### [GOAL]
Begin with the line that contains "The picture is" and end with the line that contains "(20,33) rectangle (3067,1397);": copy that span of lines exactly, and nothing outside it.

### [DATA BLOCK]
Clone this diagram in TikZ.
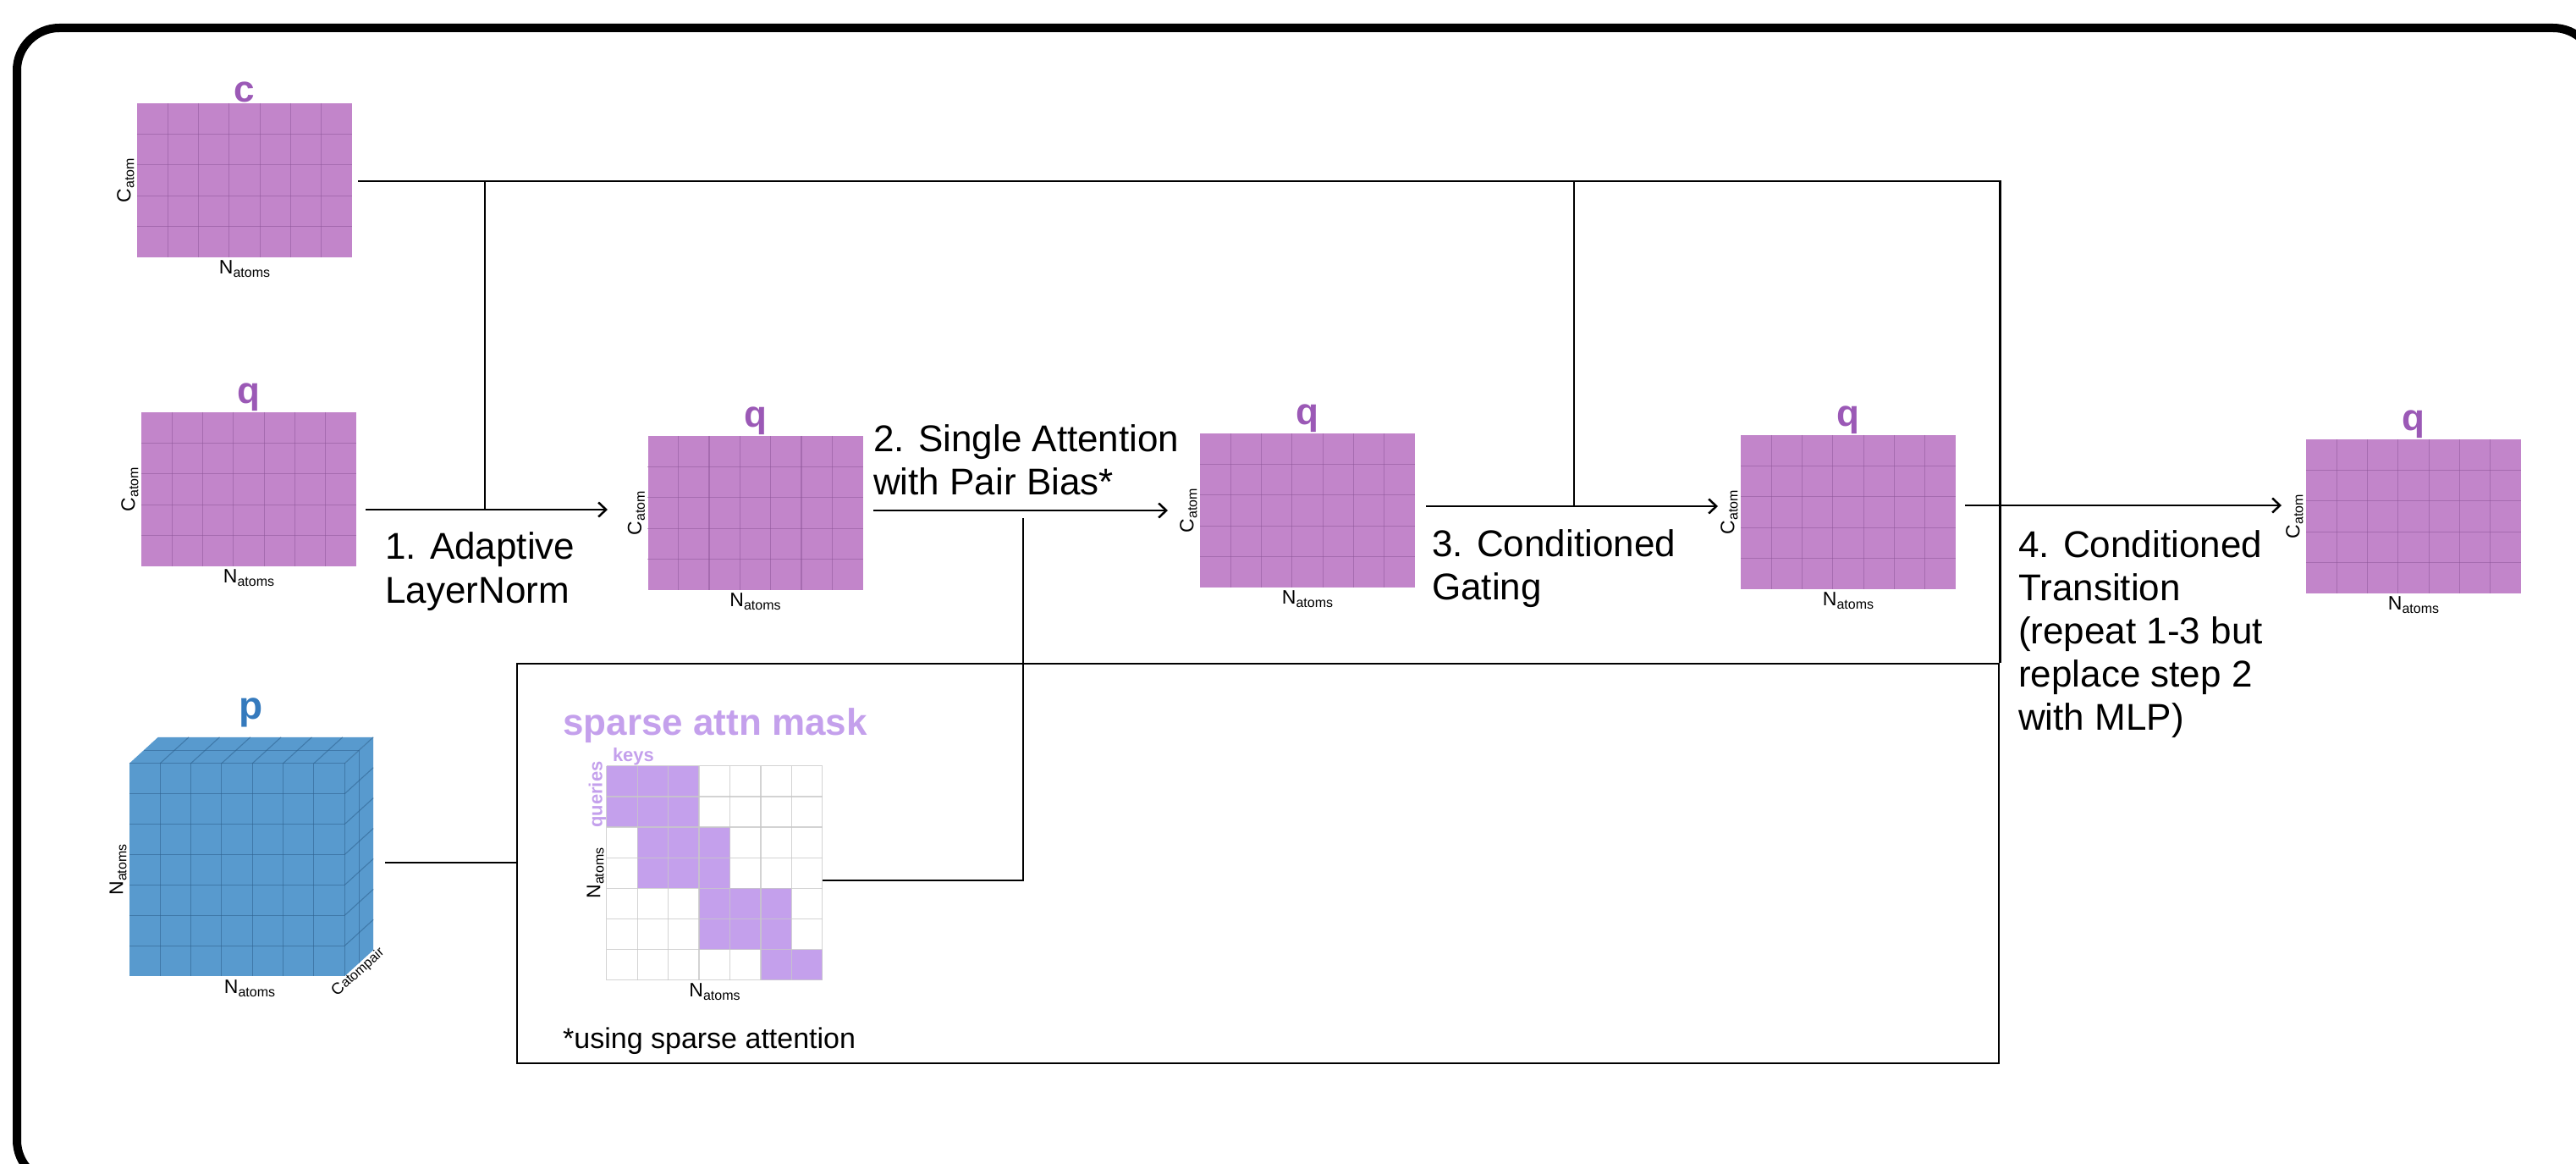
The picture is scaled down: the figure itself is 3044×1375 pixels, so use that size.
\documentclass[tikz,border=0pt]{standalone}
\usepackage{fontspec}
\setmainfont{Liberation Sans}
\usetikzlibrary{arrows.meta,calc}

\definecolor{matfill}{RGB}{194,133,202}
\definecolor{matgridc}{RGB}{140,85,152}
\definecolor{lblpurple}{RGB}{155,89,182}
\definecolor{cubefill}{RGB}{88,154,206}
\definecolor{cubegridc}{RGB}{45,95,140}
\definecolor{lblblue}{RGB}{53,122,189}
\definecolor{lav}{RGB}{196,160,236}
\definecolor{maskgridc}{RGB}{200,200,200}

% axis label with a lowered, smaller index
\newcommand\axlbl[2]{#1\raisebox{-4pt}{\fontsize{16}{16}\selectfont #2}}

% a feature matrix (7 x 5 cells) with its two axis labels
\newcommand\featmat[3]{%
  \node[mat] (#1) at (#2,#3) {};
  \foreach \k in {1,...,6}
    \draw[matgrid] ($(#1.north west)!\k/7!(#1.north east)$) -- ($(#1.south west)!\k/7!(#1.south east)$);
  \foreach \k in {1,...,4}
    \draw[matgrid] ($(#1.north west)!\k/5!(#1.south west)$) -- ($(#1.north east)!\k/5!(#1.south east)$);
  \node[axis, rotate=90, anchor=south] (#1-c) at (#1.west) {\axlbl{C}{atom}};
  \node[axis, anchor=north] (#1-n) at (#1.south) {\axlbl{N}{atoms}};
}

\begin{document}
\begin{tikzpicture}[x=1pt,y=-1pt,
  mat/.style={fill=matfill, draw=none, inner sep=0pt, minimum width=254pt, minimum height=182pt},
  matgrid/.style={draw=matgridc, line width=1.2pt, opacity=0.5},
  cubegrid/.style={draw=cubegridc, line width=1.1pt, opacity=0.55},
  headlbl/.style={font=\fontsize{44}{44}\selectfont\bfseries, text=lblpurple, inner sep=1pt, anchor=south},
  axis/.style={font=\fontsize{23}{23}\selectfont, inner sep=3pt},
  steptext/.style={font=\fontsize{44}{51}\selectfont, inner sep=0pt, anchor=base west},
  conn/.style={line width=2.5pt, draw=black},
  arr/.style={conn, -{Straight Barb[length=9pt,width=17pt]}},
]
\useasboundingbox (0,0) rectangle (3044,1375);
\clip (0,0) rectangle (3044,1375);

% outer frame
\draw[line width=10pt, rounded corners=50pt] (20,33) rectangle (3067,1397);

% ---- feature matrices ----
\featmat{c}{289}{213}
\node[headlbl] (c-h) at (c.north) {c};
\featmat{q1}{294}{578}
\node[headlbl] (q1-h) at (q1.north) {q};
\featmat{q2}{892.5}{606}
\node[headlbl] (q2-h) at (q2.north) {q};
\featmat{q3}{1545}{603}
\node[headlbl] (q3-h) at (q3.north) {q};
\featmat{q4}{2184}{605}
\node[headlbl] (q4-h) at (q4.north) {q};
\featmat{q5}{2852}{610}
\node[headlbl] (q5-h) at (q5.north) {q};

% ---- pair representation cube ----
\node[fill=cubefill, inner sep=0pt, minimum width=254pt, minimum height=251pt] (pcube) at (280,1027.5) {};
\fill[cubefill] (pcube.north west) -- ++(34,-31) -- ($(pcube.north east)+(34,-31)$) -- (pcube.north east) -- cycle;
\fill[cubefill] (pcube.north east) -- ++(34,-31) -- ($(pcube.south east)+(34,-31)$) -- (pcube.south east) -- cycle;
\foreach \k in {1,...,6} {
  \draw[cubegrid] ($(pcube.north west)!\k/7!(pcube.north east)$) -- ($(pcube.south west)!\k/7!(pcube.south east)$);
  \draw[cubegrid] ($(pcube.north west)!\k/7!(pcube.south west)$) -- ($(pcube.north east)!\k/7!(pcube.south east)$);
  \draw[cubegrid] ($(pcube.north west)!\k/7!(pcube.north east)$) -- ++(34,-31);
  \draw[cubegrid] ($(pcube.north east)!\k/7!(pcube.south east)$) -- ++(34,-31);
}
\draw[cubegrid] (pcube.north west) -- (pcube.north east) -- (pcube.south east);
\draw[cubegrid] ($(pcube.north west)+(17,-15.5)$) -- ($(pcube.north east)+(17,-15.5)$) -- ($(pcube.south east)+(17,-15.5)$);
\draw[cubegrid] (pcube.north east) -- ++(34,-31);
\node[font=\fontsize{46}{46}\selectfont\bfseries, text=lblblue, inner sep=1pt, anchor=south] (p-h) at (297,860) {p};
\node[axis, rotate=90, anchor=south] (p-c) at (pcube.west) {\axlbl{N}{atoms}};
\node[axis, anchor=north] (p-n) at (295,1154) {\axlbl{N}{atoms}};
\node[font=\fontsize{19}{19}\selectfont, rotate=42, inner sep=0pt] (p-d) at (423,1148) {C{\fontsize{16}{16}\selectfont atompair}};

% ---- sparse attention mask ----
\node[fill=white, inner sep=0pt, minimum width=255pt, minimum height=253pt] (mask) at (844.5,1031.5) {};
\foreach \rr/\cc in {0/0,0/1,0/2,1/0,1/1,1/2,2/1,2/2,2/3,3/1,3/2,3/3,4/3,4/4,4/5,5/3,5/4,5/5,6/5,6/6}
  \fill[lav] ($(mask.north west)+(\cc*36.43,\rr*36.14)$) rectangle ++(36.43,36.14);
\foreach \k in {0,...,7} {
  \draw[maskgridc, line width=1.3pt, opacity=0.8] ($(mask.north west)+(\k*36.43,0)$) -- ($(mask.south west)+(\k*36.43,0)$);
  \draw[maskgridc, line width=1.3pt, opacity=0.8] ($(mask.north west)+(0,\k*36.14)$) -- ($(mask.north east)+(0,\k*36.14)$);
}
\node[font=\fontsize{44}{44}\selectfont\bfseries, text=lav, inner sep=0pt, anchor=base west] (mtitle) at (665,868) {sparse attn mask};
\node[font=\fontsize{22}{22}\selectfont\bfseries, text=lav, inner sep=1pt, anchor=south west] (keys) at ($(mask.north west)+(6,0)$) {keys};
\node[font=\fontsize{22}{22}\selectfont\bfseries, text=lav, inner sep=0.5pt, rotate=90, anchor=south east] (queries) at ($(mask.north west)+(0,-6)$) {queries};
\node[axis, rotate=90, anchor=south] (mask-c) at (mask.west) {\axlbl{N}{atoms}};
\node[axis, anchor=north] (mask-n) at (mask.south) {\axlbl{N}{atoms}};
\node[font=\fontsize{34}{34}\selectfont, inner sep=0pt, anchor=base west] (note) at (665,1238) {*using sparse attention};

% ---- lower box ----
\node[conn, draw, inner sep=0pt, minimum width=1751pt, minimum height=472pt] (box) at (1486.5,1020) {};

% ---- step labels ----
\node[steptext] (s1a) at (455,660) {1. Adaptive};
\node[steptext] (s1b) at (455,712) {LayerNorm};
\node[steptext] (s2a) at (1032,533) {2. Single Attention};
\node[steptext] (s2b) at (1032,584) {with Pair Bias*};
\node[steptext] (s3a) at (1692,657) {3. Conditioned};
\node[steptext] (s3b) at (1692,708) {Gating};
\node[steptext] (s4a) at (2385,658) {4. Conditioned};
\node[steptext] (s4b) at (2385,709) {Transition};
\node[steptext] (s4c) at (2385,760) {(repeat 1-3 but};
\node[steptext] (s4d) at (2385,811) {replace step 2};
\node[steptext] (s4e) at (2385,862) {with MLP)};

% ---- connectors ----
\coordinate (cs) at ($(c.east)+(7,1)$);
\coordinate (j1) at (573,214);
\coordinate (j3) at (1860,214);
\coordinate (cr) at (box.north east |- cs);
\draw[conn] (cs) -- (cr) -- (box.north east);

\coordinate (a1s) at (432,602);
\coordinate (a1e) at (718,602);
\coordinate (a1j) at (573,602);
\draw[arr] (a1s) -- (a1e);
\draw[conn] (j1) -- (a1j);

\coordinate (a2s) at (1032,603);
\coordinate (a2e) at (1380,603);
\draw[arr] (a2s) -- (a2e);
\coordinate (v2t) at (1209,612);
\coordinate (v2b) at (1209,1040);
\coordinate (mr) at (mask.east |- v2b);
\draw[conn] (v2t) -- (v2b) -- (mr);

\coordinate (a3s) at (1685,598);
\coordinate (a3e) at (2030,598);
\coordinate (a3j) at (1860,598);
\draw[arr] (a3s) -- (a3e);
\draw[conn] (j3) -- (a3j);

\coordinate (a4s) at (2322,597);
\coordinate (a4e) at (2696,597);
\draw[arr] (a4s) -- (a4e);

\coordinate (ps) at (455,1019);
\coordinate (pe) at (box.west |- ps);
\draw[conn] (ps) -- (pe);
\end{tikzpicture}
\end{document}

### [FULL SOLUTION]
The picture is scaled down: the figure itself is 3044×1375 pixels, so use that size.
\documentclass[tikz,border=0pt]{standalone}
\usepackage{fontspec}
\setmainfont{Liberation Sans}
\usetikzlibrary{arrows.meta,calc}

\definecolor{matfill}{RGB}{194,133,202}
\definecolor{matgridc}{RGB}{140,85,152}
\definecolor{lblpurple}{RGB}{155,89,182}
\definecolor{cubefill}{RGB}{88,154,206}
\definecolor{cubegridc}{RGB}{45,95,140}
\definecolor{lblblue}{RGB}{53,122,189}
\definecolor{lav}{RGB}{196,160,236}
\definecolor{maskgridc}{RGB}{200,200,200}

% axis label with a lowered, smaller index
\newcommand\axlbl[2]{#1\raisebox{-4pt}{\fontsize{16}{16}\selectfont #2}}

% a feature matrix (7 x 5 cells) with its two axis labels
\newcommand\featmat[3]{%
  \node[mat] (#1) at (#2,#3) {};
  \foreach \k in {1,...,6}
    \draw[matgrid] ($(#1.north west)!\k/7!(#1.north east)$) -- ($(#1.south west)!\k/7!(#1.south east)$);
  \foreach \k in {1,...,4}
    \draw[matgrid] ($(#1.north west)!\k/5!(#1.south west)$) -- ($(#1.north east)!\k/5!(#1.south east)$);
  \node[axis, rotate=90, anchor=south] (#1-c) at (#1.west) {\axlbl{C}{atom}};
  \node[axis, anchor=north] (#1-n) at (#1.south) {\axlbl{N}{atoms}};
}

\begin{document}
\begin{tikzpicture}[x=1pt,y=-1pt,
  mat/.style={fill=matfill, draw=none, inner sep=0pt, minimum width=254pt, minimum height=182pt},
  matgrid/.style={draw=matgridc, line width=1.2pt, opacity=0.5},
  cubegrid/.style={draw=cubegridc, line width=1.1pt, opacity=0.55},
  headlbl/.style={font=\fontsize{44}{44}\selectfont\bfseries, text=lblpurple, inner sep=1pt, anchor=south},
  axis/.style={font=\fontsize{23}{23}\selectfont, inner sep=3pt},
  steptext/.style={font=\fontsize{44}{51}\selectfont, inner sep=0pt, anchor=base west},
  conn/.style={line width=2.5pt, draw=black},
  arr/.style={conn, -{Straight Barb[length=9pt,width=17pt]}},
]
\useasboundingbox (0,0) rectangle (3044,1375);
\clip (0,0) rectangle (3044,1375);

% outer frame
\draw[line width=10pt, rounded corners=50pt] (20,33) rectangle (3067,1397);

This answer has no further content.